**STATED PROBLEM**
Make an exact copy of the lines, leaving the pictures out.

**MATERIAL PROVIDED**
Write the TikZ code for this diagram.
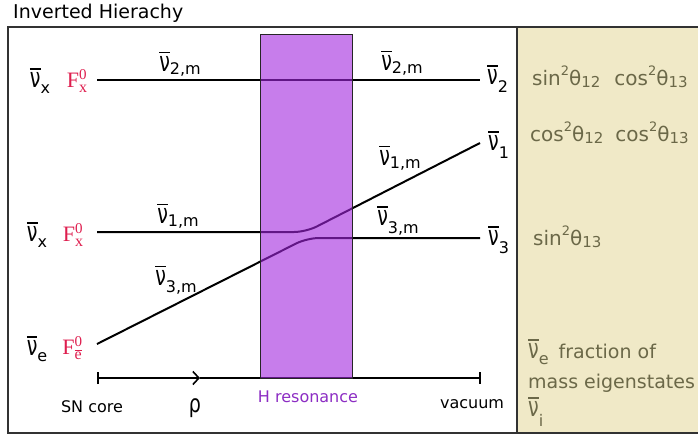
\documentclass[tikz,border=0pt]{standalone}
\usepackage[no-math]{fontspec}
\setmainfont{DejaVu Sans}
\newfontfamily\fserif{Liberation Serif}
\usepackage{graphicx}
\usetikzlibrary{arrows.meta}
\definecolor{fred}{RGB}{222,30,78}
\definecolor{olive}{RGB}{107,104,72}
\definecolor{beige}{RGB}{240,233,199}
\definecolor{rfill}{RGB}{162,38,222}
\definecolor{hpurp}{RGB}{140,45,195}
\definecolor{frame}{RGB}{50,50,50}
\newsavebox\nubox
\newcommand\nubar{\sbox\nubox{\scalebox{1}[1.45]{ν}}\vbox{\hrule height 1.6pt width \wd\nubox\kern 3pt\copy\nubox}}
\newcommand\nus[2][4pt]{\nubar\raisebox{-#1}{\fontsize{16}{16}\selectfont #2}}
\newcommand\sq[1]{\raisebox{0.5em}{\fontsize{13}{13}\selectfont #1}}
\newcommand\sbs[1]{\raisebox{-0.12em}{\fontsize{15}{15}\selectfont #1}}
\newsavebox\ebox
\newcommand\ebar{\sbox\ebox{e}\vbox{\hrule height 0.9pt width \wd\ebox\kern 1.2pt\copy\ebox}}
\newcommand\Fflux[1]{{\fserif\fontsize{22}{22}\selectfont F\rlap{\raisebox{8pt}{\fontsize{15}{15}\selectfont 0}}\raisebox{-5pt}{\fontsize{16}{16}\selectfont #1}}}
\begin{document}
\begin{tikzpicture}[x=1pt,y=-1pt,
  every node/.style={inner sep=0pt},
  lbl/.style={font=\fontsize{19}{19}\selectfont},
  fl/.style={text=fred},
  ax/.style={font=\fontsize{16}{16}\selectfont},
  rp/.style={text=olive,anchor=west,font=\fontsize{20}{20}\selectfont},
  rq/.style={text=olive,anchor=west,font=\fontsize{19}{19}\selectfont},
  level/.style={line width=2pt,rounded corners=12pt}]
\useasboundingbox (0,0) rectangle (698,437);
% panel
\fill[beige] (517,27) rectangle (698,433);
\draw[frame,line width=1.6pt] (698,27) -- (8,27) -- (8,433) -- (698,433);
\draw[frame,line width=1.6pt] (517,27) -- (517,433);
\node[anchor=base west,font=\fontsize{19}{19}\selectfont] (title) at (13,18) {Inverted Hierachy};
% coordinates
\coordinate (a2) at (97,80);
\coordinate (b2) at (480,80);
\coordinate (a1) at (97,232);
\coordinate (k1) at (306,232);
\coordinate (b1) at (480,143);
\coordinate (a3) at (97,344);
\coordinate (k3) at (307,238);
\coordinate (b3) at (480,238);
\coordinate (ax0) at (97,378);
\coordinate (axm) at (200,378);
\coordinate (ax1) at (481,378);
% levels
\draw[level] (a2) -- (b2);
\draw[level] (a1) -- (k1) -- (b1);
\draw[level] (a3) -- (k3) -- (b3);
% axis
\draw[line width=1.6pt,{Bar[width=12pt]}-{Straight Barb[length=6pt,width=13pt]}] (ax0) -- (axm);
\draw[line width=1.6pt,-{Bar[width=12pt]}] (axm) -- (ax1);
% resonance band
\draw[fill=rfill,fill opacity=0.6,draw=black!85,line width=1pt] (260,34) rectangle (352,378);
% left labels
\node[lbl] (nx1) at (40,81) {\nus[6pt]{x}};
\node[fl] (F1) at (77,81) {\Fflux{x}};
\node[lbl] (nx2) at (37,235) {\nus[6pt]{x}};
\node[fl] (F2) at (73,235) {\Fflux{x}};
\node[lbl] (ne) at (37,349) {\nus[6pt]{e}};
\node[fl] (F3) at (72,348) {\Fflux{\ebar}};
% line labels
\node[lbl] (l2a) at (180,64) {\nus[3pt]{2,m}};
\node[lbl] (l2b) at (402,63) {\nus[3pt]{2,m}};
\node[lbl] (l1b) at (400,158) {\nus[3pt]{1,m}};
\node[lbl] (l1a) at (178,216) {\nus[3pt]{1,m}};
\node[lbl] (l3a) at (176,280) {\nus[7pt]{3,m}};
\node[lbl] (l3b) at (398,221) {\nus[8pt]{3,m}};
% right end labels
\node[lbl,anchor=west] (n2) at (487,79) {\nus[8pt]{2}};
\node[lbl,anchor=west] (n1) at (488,145) {\nus[8pt]{1}};
\node[lbl,anchor=west] (n3) at (488,240) {\nus[8pt]{3}};
% axis labels
\node[ax] (core) at (92,407) {SN core};
\node[font=\fontsize{19}{19}\selectfont] (rho) at (195,408) {\scalebox{1}[1.3]{ρ}};
\node[ax,text=hpurp] (hres) at (308,397) {H resonance};
\node[ax] (vac) at (472,404) {vacuum};
% right panel
\node[rp] (p2) at (532,77) {sin\sq{2}θ\sbs{12}\hspace{14pt}cos\sq{2}θ\sbs{13}};
\node[rp] (p1) at (530,133) {cos\sq{2}θ\sbs{12}\hspace{12pt}cos\sq{2}θ\sbs{13}};
\node[rp] (p3) at (533,237) {sin\sq{2}θ\sbs{13}};
\node[rq] (f1) at (528,352) {\nus[6pt]{e}\hspace{10pt}fraction of};
\node[rq,anchor=base west] (f2) at (528,388) {mass eigenstates};
\node[rq] (f3) at (528,412) {\nus[10pt]{i}};
\end{tikzpicture}
\end{document}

**REPLY**
Write the TikZ code for this diagram.
\documentclass[tikz,border=0pt]{standalone}
\usepackage[no-math]{fontspec}
\setmainfont{DejaVu Sans}
\newfontfamily\fserif{Liberation Serif}
\usepackage{graphicx}
\usetikzlibrary{arrows.meta}
\definecolor{fred}{RGB}{222,30,78}
\definecolor{olive}{RGB}{107,104,72}
\definecolor{beige}{RGB}{240,233,199}
\definecolor{rfill}{RGB}{162,38,222}
\definecolor{hpurp}{RGB}{140,45,195}
\definecolor{frame}{RGB}{50,50,50}
\newsavebox\nubox
\newcommand\nubar{\sbox\nubox{\scalebox{1}[1.45]{ν}}\vbox{\hrule height 1.6pt width \wd\nubox\kern 3pt\copy\nubox}}
\newcommand\nus[2][4pt]{\nubar\raisebox{-#1}{\fontsize{16}{16}\selectfont #2}}
\newcommand\sq[1]{\raisebox{0.5em}{\fontsize{13}{13}\selectfont #1}}
\newcommand\sbs[1]{\raisebox{-0.12em}{\fontsize{15}{15}\selectfont #1}}
\newsavebox\ebox
\newcommand\ebar{\sbox\ebox{e}\vbox{\hrule height 0.9pt width \wd\ebox\kern 1.2pt\copy\ebox}}
\newcommand\Fflux[1]{{\fserif\fontsize{22}{22}\selectfont F\rlap{\raisebox{8pt}{\fontsize{15}{15}\selectfont 0}}\raisebox{-5pt}{\fontsize{16}{16}\selectfont #1}}}
\begin{document}
\begin{tikzpicture}[x=1pt,y=-1pt,
  every node/.style={inner sep=0pt},
  lbl/.style={font=\fontsize{19}{19}\selectfont},
  fl/.style={text=fred},
  ax/.style={font=\fontsize{16}{16}\selectfont},
  rp/.style={text=olive,anchor=west,font=\fontsize{20}{20}\selectfont},
  rq/.style={text=olive,anchor=west,font=\fontsize{19}{19}\selectfont},
  level/.style={line width=2pt,rounded corners=12pt}]
\useasboundingbox (0,0) rectangle (698,437);
% panel
\fill[beige] (517,27) rectangle (698,433);
\draw[frame,line width=1.6pt] (698,27) -- (8,27) -- (8,433) -- (698,433);
\draw[frame,line width=1.6pt] (517,27) -- (517,433);
\node[anchor=base west,font=\fontsize{19}{19}\selectfont] (title) at (13,18) {Inverted Hierachy};
% coordinates
\coordinate (a2) at (97,80);
\coordinate (b2) at (480,80);
\coordinate (a1) at (97,232);
\coordinate (k1) at (306,232);
\coordinate (b1) at (480,143);
\coordinate (a3) at (97,344);
\coordinate (k3) at (307,238);
\coordinate (b3) at (480,238);
\coordinate (ax0) at (97,378);
\coordinate (axm) at (200,378);
\coordinate (ax1) at (481,378);
% levels
\draw[level] (a2) -- (b2);
\draw[level] (a1) -- (k1) -- (b1);
\draw[level] (a3) -- (k3) -- (b3);
% axis
\draw[line width=1.6pt,{Bar[width=12pt]}-{Straight Barb[length=6pt,width=13pt]}] (ax0) -- (axm);
\draw[line width=1.6pt,-{Bar[width=12pt]}] (axm) -- (ax1);
% resonance band
\draw[fill=rfill,fill opacity=0.6,draw=black!85,line width=1pt] (260,34) rectangle (352,378);
% left labels
\node[lbl] (nx1) at (40,81) {\nus[6pt]{x}};
\node[fl] (F1) at (77,81) {\Fflux{x}};
\node[lbl] (nx2) at (37,235) {\nus[6pt]{x}};
\node[fl] (F2) at (73,235) {\Fflux{x}};
\node[lbl] (ne) at (37,349) {\nus[6pt]{e}};
\node[fl] (F3) at (72,348) {\Fflux{\ebar}};
% line labels
\node[lbl] (l2a) at (180,64) {\nus[3pt]{2,m}};
\node[lbl] (l2b) at (402,63) {\nus[3pt]{2,m}};
\node[lbl] (l1b) at (400,158) {\nus[3pt]{1,m}};
\node[lbl] (l1a) at (178,216) {\nus[3pt]{1,m}};
\node[lbl] (l3a) at (176,280) {\nus[7pt]{3,m}};
\node[lbl] (l3b) at (398,221) {\nus[8pt]{3,m}};
% right end labels
\node[lbl,anchor=west] (n2) at (487,79) {\nus[8pt]{2}};
\node[lbl,anchor=west] (n1) at (488,145) {\nus[8pt]{1}};
\node[lbl,anchor=west] (n3) at (488,240) {\nus[8pt]{3}};
% axis labels
\node[ax] (core) at (92,407) {SN core};
\node[font=\fontsize{19}{19}\selectfont] (rho) at (195,408) {\scalebox{1}[1.3]{ρ}};
\node[ax,text=hpurp] (hres) at (308,397) {H resonance};
\node[ax] (vac) at (472,404) {vacuum};
% right panel
\node[rp] (p2) at (532,77) {sin\sq{2}θ\sbs{12}\hspace{14pt}cos\sq{2}θ\sbs{13}};
\node[rp] (p1) at (530,133) {cos\sq{2}θ\sbs{12}\hspace{12pt}cos\sq{2}θ\sbs{13}};
\node[rp] (p3) at (533,237) {sin\sq{2}θ\sbs{13}};
\node[rq] (f1) at (528,352) {\nus[6pt]{e}\hspace{10pt}fraction of};
\node[rq,anchor=base west] (f2) at (528,388) {mass eigenstates};
\node[rq] (f3) at (528,412) {\nus[10pt]{i}};
\end{tikzpicture}
\end{document}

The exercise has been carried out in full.